Work required ->
Can you output the material exactly as written, minus any pictures it holds?

Data for the task ->
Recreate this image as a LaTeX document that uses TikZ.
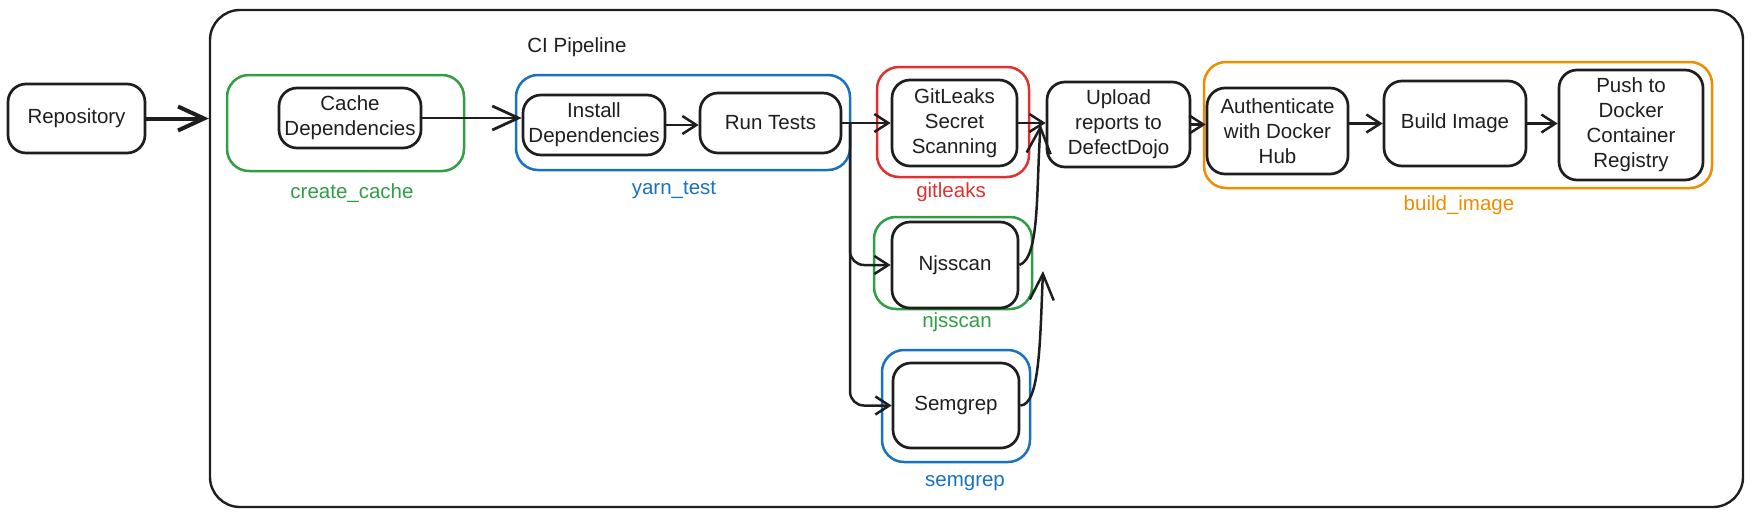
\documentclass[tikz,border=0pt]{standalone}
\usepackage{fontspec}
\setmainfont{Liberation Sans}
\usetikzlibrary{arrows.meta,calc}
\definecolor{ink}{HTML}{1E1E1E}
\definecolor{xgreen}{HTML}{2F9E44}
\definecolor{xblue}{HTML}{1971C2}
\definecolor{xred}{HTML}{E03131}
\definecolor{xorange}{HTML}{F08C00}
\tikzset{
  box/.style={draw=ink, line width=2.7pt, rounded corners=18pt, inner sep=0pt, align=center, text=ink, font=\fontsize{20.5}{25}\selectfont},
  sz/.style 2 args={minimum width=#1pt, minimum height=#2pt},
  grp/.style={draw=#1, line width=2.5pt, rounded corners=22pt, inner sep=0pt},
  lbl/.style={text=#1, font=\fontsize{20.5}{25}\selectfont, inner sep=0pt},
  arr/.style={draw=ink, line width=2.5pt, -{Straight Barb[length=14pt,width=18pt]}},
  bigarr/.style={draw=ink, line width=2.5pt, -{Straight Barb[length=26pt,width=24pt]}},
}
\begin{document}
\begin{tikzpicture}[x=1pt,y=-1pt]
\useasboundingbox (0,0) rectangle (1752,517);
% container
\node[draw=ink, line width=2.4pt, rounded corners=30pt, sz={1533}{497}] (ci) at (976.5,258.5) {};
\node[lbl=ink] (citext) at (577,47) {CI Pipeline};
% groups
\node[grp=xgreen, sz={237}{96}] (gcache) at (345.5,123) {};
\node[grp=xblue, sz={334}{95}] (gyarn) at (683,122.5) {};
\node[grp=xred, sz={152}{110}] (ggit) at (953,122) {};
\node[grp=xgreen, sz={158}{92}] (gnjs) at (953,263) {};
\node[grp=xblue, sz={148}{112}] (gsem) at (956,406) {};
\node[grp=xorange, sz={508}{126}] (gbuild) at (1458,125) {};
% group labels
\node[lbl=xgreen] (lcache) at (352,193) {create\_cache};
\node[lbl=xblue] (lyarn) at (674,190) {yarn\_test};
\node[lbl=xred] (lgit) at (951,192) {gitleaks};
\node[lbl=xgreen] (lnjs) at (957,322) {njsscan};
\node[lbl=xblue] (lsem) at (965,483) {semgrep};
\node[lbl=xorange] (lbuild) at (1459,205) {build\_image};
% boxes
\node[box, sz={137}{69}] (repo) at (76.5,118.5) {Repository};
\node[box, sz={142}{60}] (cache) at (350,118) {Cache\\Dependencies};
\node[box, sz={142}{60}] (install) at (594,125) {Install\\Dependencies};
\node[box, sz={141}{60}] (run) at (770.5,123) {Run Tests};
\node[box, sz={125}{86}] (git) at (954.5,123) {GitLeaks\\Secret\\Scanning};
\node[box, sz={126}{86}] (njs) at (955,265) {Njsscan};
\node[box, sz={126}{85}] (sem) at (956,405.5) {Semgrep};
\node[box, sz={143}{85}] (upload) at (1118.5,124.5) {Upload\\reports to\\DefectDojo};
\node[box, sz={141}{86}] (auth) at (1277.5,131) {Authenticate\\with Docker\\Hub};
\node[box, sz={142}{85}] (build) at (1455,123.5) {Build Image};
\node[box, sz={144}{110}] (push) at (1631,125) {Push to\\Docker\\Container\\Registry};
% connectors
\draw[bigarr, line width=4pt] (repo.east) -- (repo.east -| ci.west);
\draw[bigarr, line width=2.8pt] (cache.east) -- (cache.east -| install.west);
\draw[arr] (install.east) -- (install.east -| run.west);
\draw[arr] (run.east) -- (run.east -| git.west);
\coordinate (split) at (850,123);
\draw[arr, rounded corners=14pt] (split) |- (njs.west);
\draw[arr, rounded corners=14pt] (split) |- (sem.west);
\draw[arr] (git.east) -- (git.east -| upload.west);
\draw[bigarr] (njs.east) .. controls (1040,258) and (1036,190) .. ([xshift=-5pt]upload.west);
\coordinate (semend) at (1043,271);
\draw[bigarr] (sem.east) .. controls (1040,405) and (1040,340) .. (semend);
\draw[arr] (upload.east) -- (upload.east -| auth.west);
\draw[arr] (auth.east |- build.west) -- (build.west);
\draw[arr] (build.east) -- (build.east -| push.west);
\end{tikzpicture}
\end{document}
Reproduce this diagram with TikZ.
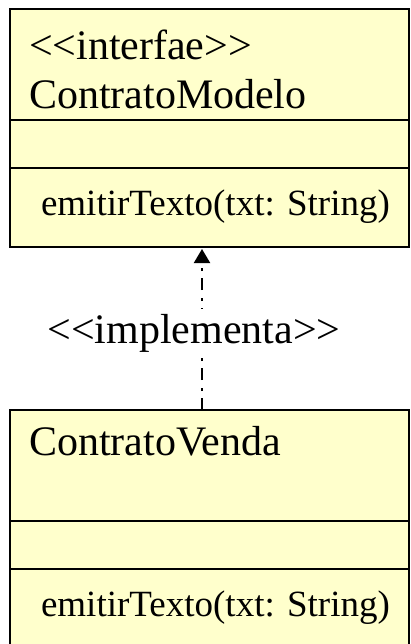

Result ->
Recreate this image as a LaTeX document that uses TikZ.
\documentclass[tikz,border=0pt]{standalone}
\usepackage{fontspec}
\setmainfont{Liberation Sans}
\usetikzlibrary{arrows.meta,calc}
\definecolor{ink}{HTML}{1E1E1E}
\definecolor{xgreen}{HTML}{2F9E44}
\definecolor{xblue}{HTML}{1971C2}
\definecolor{xred}{HTML}{E03131}
\definecolor{xorange}{HTML}{F08C00}
\tikzset{
  box/.style={draw=ink, line width=2.7pt, rounded corners=18pt, inner sep=0pt, align=center, text=ink, font=\fontsize{20.5}{25}\selectfont},
  sz/.style 2 args={minimum width=#1pt, minimum height=#2pt},
  grp/.style={draw=#1, line width=2.5pt, rounded corners=22pt, inner sep=0pt},
  lbl/.style={text=#1, font=\fontsize{20.5}{25}\selectfont, inner sep=0pt},
  arr/.style={draw=ink, line width=2.5pt, -{Straight Barb[length=14pt,width=18pt]}},
  bigarr/.style={draw=ink, line width=2.5pt, -{Straight Barb[length=26pt,width=24pt]}},
}
\begin{document}
\begin{tikzpicture}[x=1pt,y=-1pt]
\useasboundingbox (0,0) rectangle (1752,517);
% container
\node[draw=ink, line width=2.4pt, rounded corners=30pt, sz={1533}{497}] (ci) at (976.5,258.5) {};
\node[lbl=ink] (citext) at (577,47) {CI Pipeline};
% groups
\node[grp=xgreen, sz={237}{96}] (gcache) at (345.5,123) {};
\node[grp=xblue, sz={334}{95}] (gyarn) at (683,122.5) {};
\node[grp=xred, sz={152}{110}] (ggit) at (953,122) {};
\node[grp=xgreen, sz={158}{92}] (gnjs) at (953,263) {};
\node[grp=xblue, sz={148}{112}] (gsem) at (956,406) {};
\node[grp=xorange, sz={508}{126}] (gbuild) at (1458,125) {};
% group labels
\node[lbl=xgreen] (lcache) at (352,193) {create\_cache};
\node[lbl=xblue] (lyarn) at (674,190) {yarn\_test};
\node[lbl=xred] (lgit) at (951,192) {gitleaks};
\node[lbl=xgreen] (lnjs) at (957,322) {njsscan};
\node[lbl=xblue] (lsem) at (965,483) {semgrep};
\node[lbl=xorange] (lbuild) at (1459,205) {build\_image};
% boxes
\node[box, sz={137}{69}] (repo) at (76.5,118.5) {Repository};
\node[box, sz={142}{60}] (cache) at (350,118) {Cache\\Dependencies};
\node[box, sz={142}{60}] (install) at (594,125) {Install\\Dependencies};
\node[box, sz={141}{60}] (run) at (770.5,123) {Run Tests};
\node[box, sz={125}{86}] (git) at (954.5,123) {GitLeaks\\Secret\\Scanning};
\node[box, sz={126}{86}] (njs) at (955,265) {Njsscan};
\node[box, sz={126}{85}] (sem) at (956,405.5) {Semgrep};
\node[box, sz={143}{85}] (upload) at (1118.5,124.5) {Upload\\reports to\\DefectDojo};
\node[box, sz={141}{86}] (auth) at (1277.5,131) {Authenticate\\with Docker\\Hub};
\node[box, sz={142}{85}] (build) at (1455,123.5) {Build Image};
\node[box, sz={144}{110}] (push) at (1631,125) {Push to\\Docker\\Container\\Registry};
% connectors
\draw[bigarr, line width=4pt] (repo.east) -- (repo.east -| ci.west);
\draw[bigarr, line width=2.8pt] (cache.east) -- (cache.east -| install.west);
\draw[arr] (install.east) -- (install.east -| run.west);
\draw[arr] (run.east) -- (run.east -| git.west);
\coordinate (split) at (850,123);
\draw[arr, rounded corners=14pt] (split) |- (njs.west);
\draw[arr, rounded corners=14pt] (split) |- (sem.west);
\draw[arr] (git.east) -- (git.east -| upload.west);
\draw[bigarr] (njs.east) .. controls (1040,258) and (1036,190) .. ([xshift=-5pt]upload.west);
\coordinate (semend) at (1043,271);
\draw[bigarr] (sem.east) .. controls (1040,405) and (1040,340) .. (semend);
\draw[arr] (upload.east) -- (upload.east -| auth.west);
\draw[arr] (auth.east |- build.west) -- (build.west);
\draw[arr] (build.east) -- (build.east -| push.west);
\end{tikzpicture}
\end{document}
Reproduce this diagram with TikZ.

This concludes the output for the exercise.